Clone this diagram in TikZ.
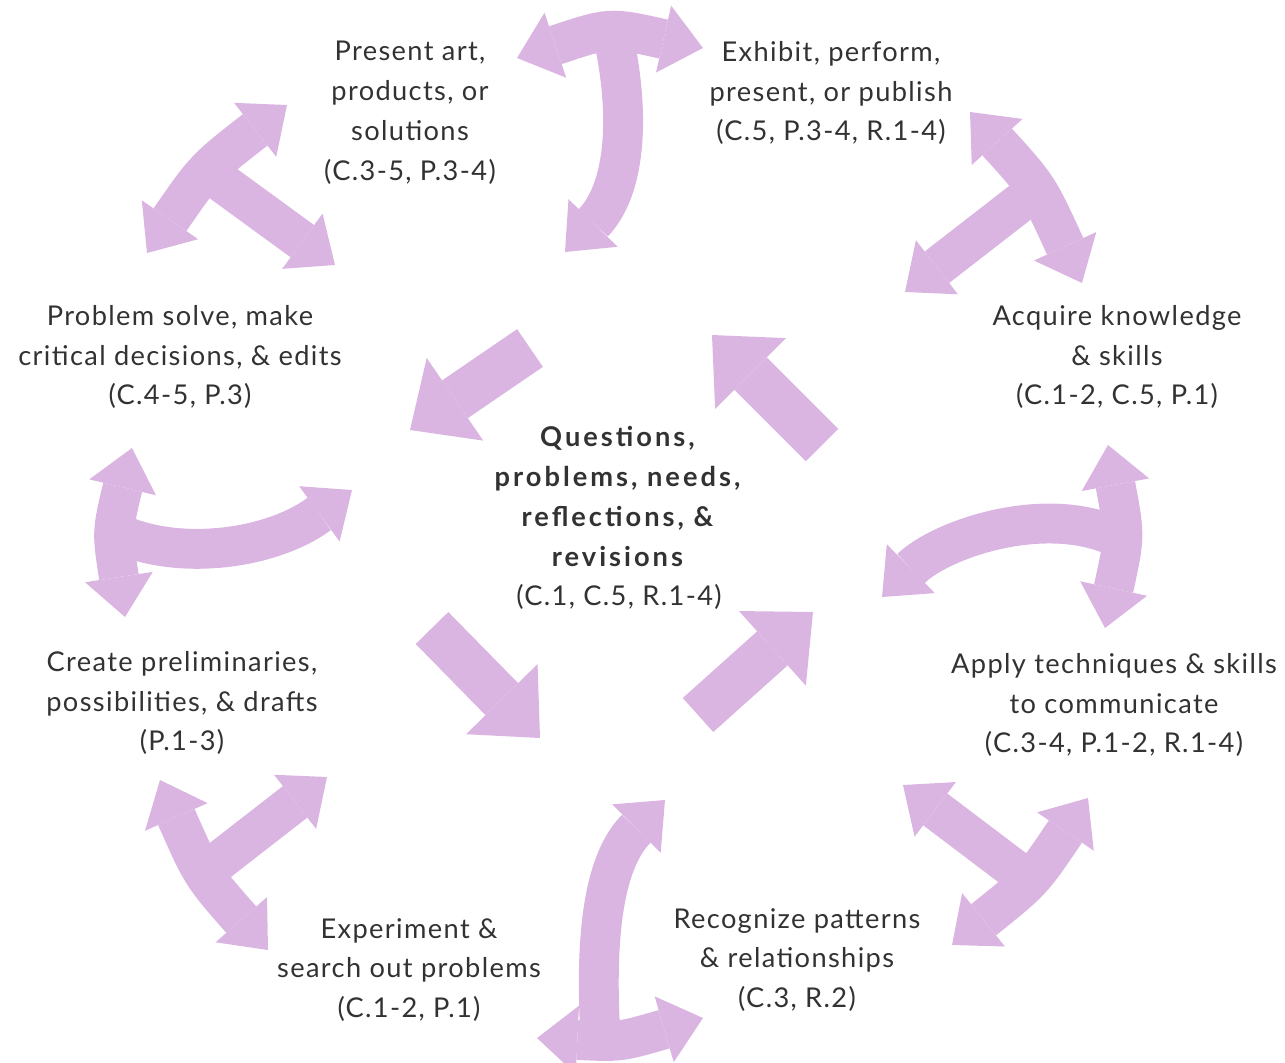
\documentclass[tikz,border=0pt]{standalone}
\usepackage{fontspec}
\setmainfont{Lato}[LetterSpace=5,BoldFeatures={LetterSpace=11}]
\usetikzlibrary{arrows.meta}
\definecolor{lilac}{RGB}{219,181,226}
\definecolor{ink}{RGB}{50,50,50}
\begin{document}
\begin{tikzpicture}[x=0.02cm,y=-0.02cm,
	lbl/.style={align=center,text=ink,inner sep=0pt,font=\fontsize{15.5}{22.7}\selectfont},
	twoway/.style={draw=lilac,line width=22.7pt,{Triangle[width=39pt,length=23pt,line width=0pt]}-{Triangle[width=39pt,length=23pt,line width=0pt]}},
	oneway/.style={draw=lilac,line width=22.7pt,-{Triangle[width=39pt,length=23pt,line width=0pt]}},
	inward/.style={draw=lilac,line width=26pt,-{Triangle[width=57pt,length=31pt,line width=0pt]}}]
	\useasboundingbox (0,0) rectangle (1285,1062);
	% arrow ends
	\coordinate (topL) at (517,58); \coordinate (topR) at (703,48); \coordinate (topM) at (615,45); \coordinate (topIn) at (565,252);
	\coordinate (ulA) at (147,253); \coordinate (ulB) at (287,105); \coordinate (ulM) at (213,176); \coordinate (ulIn) at (335,265);
	\coordinate (urA) at (970,112); \coordinate (urB) at (1082,283); \coordinate (urM) at (1030,195); \coordinate (urIn) at (905,292);
	\coordinate (rA) at (1108,445); \coordinate (rB) at (1105,628); \coordinate (rM) at (1112,535); \coordinate (rIn) at (882,597);
	\coordinate (lrA) at (1088,798); \coordinate (lrB) at (952,945); \coordinate (lrM) at (1018,872); \coordinate (lrIn) at (903,785);
	\coordinate (btA) at (703,1018); \coordinate (btB) at (537,1038); \coordinate (btM) at (600,1028); \coordinate (btIn) at (665,800);
	\coordinate (llA) at (268,950); \coordinate (llB) at (160,780); \coordinate (llM) at (210,868); \coordinate (llIn) at (327,777);
	\coordinate (lA) at (125,617); \coordinate (lB) at (132,448); \coordinate (lM) at (122,535); \coordinate (lIn) at (352,490);
	% outer T arrows
	\draw[oneway] (topM) .. controls (630,120) and (625,190) .. (topIn); \draw[twoway] (topL) .. controls (610,27) .. (topR); %top
	\draw[oneway] (ulM) -- (ulIn); \draw[twoway] (ulA) .. controls (205,169) .. (ulB); %upper left
	\draw[oneway] (urM) -- (urIn); \draw[twoway] (urA) .. controls (1038,187) .. (urB); %upper right
	\draw[oneway] (rM) .. controls (1040,505) and (940,540) .. (rIn); \draw[twoway] (rA) .. controls (1125,536) .. (rB); %right
	\draw[oneway] (lrM) -- (lrIn); \draw[twoway] (lrA) .. controls (1032,881) .. (lrB); %lower right
	\draw[oneway] (btM) .. controls (595,930) and (605,860) .. (btIn); \draw[twoway] (btA) .. controls (620,1042) .. (btB); %bottom
	\draw[oneway] (llM) -- (llIn); \draw[twoway] (llA) .. controls (202,875) .. (llB); %lower left
	\draw[oneway] (lM) .. controls (180,560) and (270,550) .. (lIn); \draw[twoway] (lA) .. controls (112,532) .. (lB); %left
	% inner arrows
	\coordinate (iulS) at (530,348); \coordinate (iulE) at (410,430);
	\coordinate (iurS) at (822,445); \coordinate (iurE) at (712,335);
	\coordinate (illS) at (432,628); \coordinate (illE) at (540,738);
	\coordinate (ilrS) at (698,715); \coordinate (ilrE) at (813,612);
	\draw[inward] (iulS) -- (iulE);
	\draw[inward] (iurS) -- (iurE);
	\draw[inward] (illS) -- (illE);
	\draw[inward] (ilrS) -- (ilrE);
	% labels
	\node[lbl] (present) at (410,113) {Present art,\\products, or\\solutions\\(C.3-5, P.3-4)};
	\node[lbl] (exhibit) at (831,93) {Exhibit, perform,\\present, or publish\\(C.5, P.3-4, R.1-4)};
	\node[lbl] (acquire) at (1117,357) {Acquire knowledge\\\& skills\\(C.1-2, C.5, P.1)};
	\node[lbl] (apply) at (1114,705) {Apply techniques \& skills\\to communicate\\(C.3-4, P.1-2, R.1-4)};
	\node[lbl] (recognize) at (797,960) {Recognize patterns\\\& relationships\\(C.3, R.2)};
	\node[lbl] (experiment) at (409,970) {Experiment \&\\search out problems\\(C.1-2, P.1)};
	\node[lbl] (create) at (182,703) {Create preliminaries,\\possibilities, \& drafts\\(P.1-3)};
	\node[lbl] (problem) at (180,357) {Problem solve, make\\critical decisions, \& edits\\(C.4-5, P.3)};
	\node[lbl] (hub) at (619,518) {\textbf{Questions,}\\\textbf{problems, needs,}\\\textbf{reflections, \&}\\\textbf{revisions}\\(C.1, C.5, R.1-4)};
\end{tikzpicture}
\end{document}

^^^^^^^^^^^^^^^^

▶ [WHAT YOU WILL DO]
Transcribe the listing in full. Omit the pictures and keep every line exact.

▶ [WRITTEN SOLUTION]
Clone this diagram in TikZ.
\documentclass[tikz,border=0pt]{standalone}
\usepackage{fontspec}
\setmainfont{Lato}[LetterSpace=5,BoldFeatures={LetterSpace=11}]
\usetikzlibrary{arrows.meta}
\definecolor{lilac}{RGB}{219,181,226}
\definecolor{ink}{RGB}{50,50,50}
\begin{document}
\begin{tikzpicture}[x=0.02cm,y=-0.02cm,
	lbl/.style={align=center,text=ink,inner sep=0pt,font=\fontsize{15.5}{22.7}\selectfont},
	twoway/.style={draw=lilac,line width=22.7pt,{Triangle[width=39pt,length=23pt,line width=0pt]}-{Triangle[width=39pt,length=23pt,line width=0pt]}},
	oneway/.style={draw=lilac,line width=22.7pt,-{Triangle[width=39pt,length=23pt,line width=0pt]}},
	inward/.style={draw=lilac,line width=26pt,-{Triangle[width=57pt,length=31pt,line width=0pt]}}]
	\useasboundingbox (0,0) rectangle (1285,1062);
	% arrow ends
	\coordinate (topL) at (517,58); \coordinate (topR) at (703,48); \coordinate (topM) at (615,45); \coordinate (topIn) at (565,252);
	\coordinate (ulA) at (147,253); \coordinate (ulB) at (287,105); \coordinate (ulM) at (213,176); \coordinate (ulIn) at (335,265);
	\coordinate (urA) at (970,112); \coordinate (urB) at (1082,283); \coordinate (urM) at (1030,195); \coordinate (urIn) at (905,292);
	\coordinate (rA) at (1108,445); \coordinate (rB) at (1105,628); \coordinate (rM) at (1112,535); \coordinate (rIn) at (882,597);
	\coordinate (lrA) at (1088,798); \coordinate (lrB) at (952,945); \coordinate (lrM) at (1018,872); \coordinate (lrIn) at (903,785);
	\coordinate (btA) at (703,1018); \coordinate (btB) at (537,1038); \coordinate (btM) at (600,1028); \coordinate (btIn) at (665,800);
	\coordinate (llA) at (268,950); \coordinate (llB) at (160,780); \coordinate (llM) at (210,868); \coordinate (llIn) at (327,777);
	\coordinate (lA) at (125,617); \coordinate (lB) at (132,448); \coordinate (lM) at (122,535); \coordinate (lIn) at (352,490);
	% outer T arrows
	\draw[oneway] (topM) .. controls (630,120) and (625,190) .. (topIn); \draw[twoway] (topL) .. controls (610,27) .. (topR); %top
	\draw[oneway] (ulM) -- (ulIn); \draw[twoway] (ulA) .. controls (205,169) .. (ulB); %upper left
	\draw[oneway] (urM) -- (urIn); \draw[twoway] (urA) .. controls (1038,187) .. (urB); %upper right
	\draw[oneway] (rM) .. controls (1040,505) and (940,540) .. (rIn); \draw[twoway] (rA) .. controls (1125,536) .. (rB); %right
	\draw[oneway] (lrM) -- (lrIn); \draw[twoway] (lrA) .. controls (1032,881) .. (lrB); %lower right
	\draw[oneway] (btM) .. controls (595,930) and (605,860) .. (btIn); \draw[twoway] (btA) .. controls (620,1042) .. (btB); %bottom
	\draw[oneway] (llM) -- (llIn); \draw[twoway] (llA) .. controls (202,875) .. (llB); %lower left
	\draw[oneway] (lM) .. controls (180,560) and (270,550) .. (lIn); \draw[twoway] (lA) .. controls (112,532) .. (lB); %left
	% inner arrows
	\coordinate (iulS) at (530,348); \coordinate (iulE) at (410,430);
	\coordinate (iurS) at (822,445); \coordinate (iurE) at (712,335);
	\coordinate (illS) at (432,628); \coordinate (illE) at (540,738);
	\coordinate (ilrS) at (698,715); \coordinate (ilrE) at (813,612);
	\draw[inward] (iulS) -- (iulE);
	\draw[inward] (iurS) -- (iurE);
	\draw[inward] (illS) -- (illE);
	\draw[inward] (ilrS) -- (ilrE);
	% labels
	\node[lbl] (present) at (410,113) {Present art,\\products, or\\solutions\\(C.3-5, P.3-4)};
	\node[lbl] (exhibit) at (831,93) {Exhibit, perform,\\present, or publish\\(C.5, P.3-4, R.1-4)};
	\node[lbl] (acquire) at (1117,357) {Acquire knowledge\\\& skills\\(C.1-2, C.5, P.1)};
	\node[lbl] (apply) at (1114,705) {Apply techniques \& skills\\to communicate\\(C.3-4, P.1-2, R.1-4)};
	\node[lbl] (recognize) at (797,960) {Recognize patterns\\\& relationships\\(C.3, R.2)};
	\node[lbl] (experiment) at (409,970) {Experiment \&\\search out problems\\(C.1-2, P.1)};
	\node[lbl] (create) at (182,703) {Create preliminaries,\\possibilities, \& drafts\\(P.1-3)};
	\node[lbl] (problem) at (180,357) {Problem solve, make\\critical decisions, \& edits\\(C.4-5, P.3)};
	\node[lbl] (hub) at (619,518) {\textbf{Questions,}\\\textbf{problems, needs,}\\\textbf{reflections, \&}\\\textbf{revisions}\\(C.1, C.5, R.1-4)};
\end{tikzpicture}
\end{document}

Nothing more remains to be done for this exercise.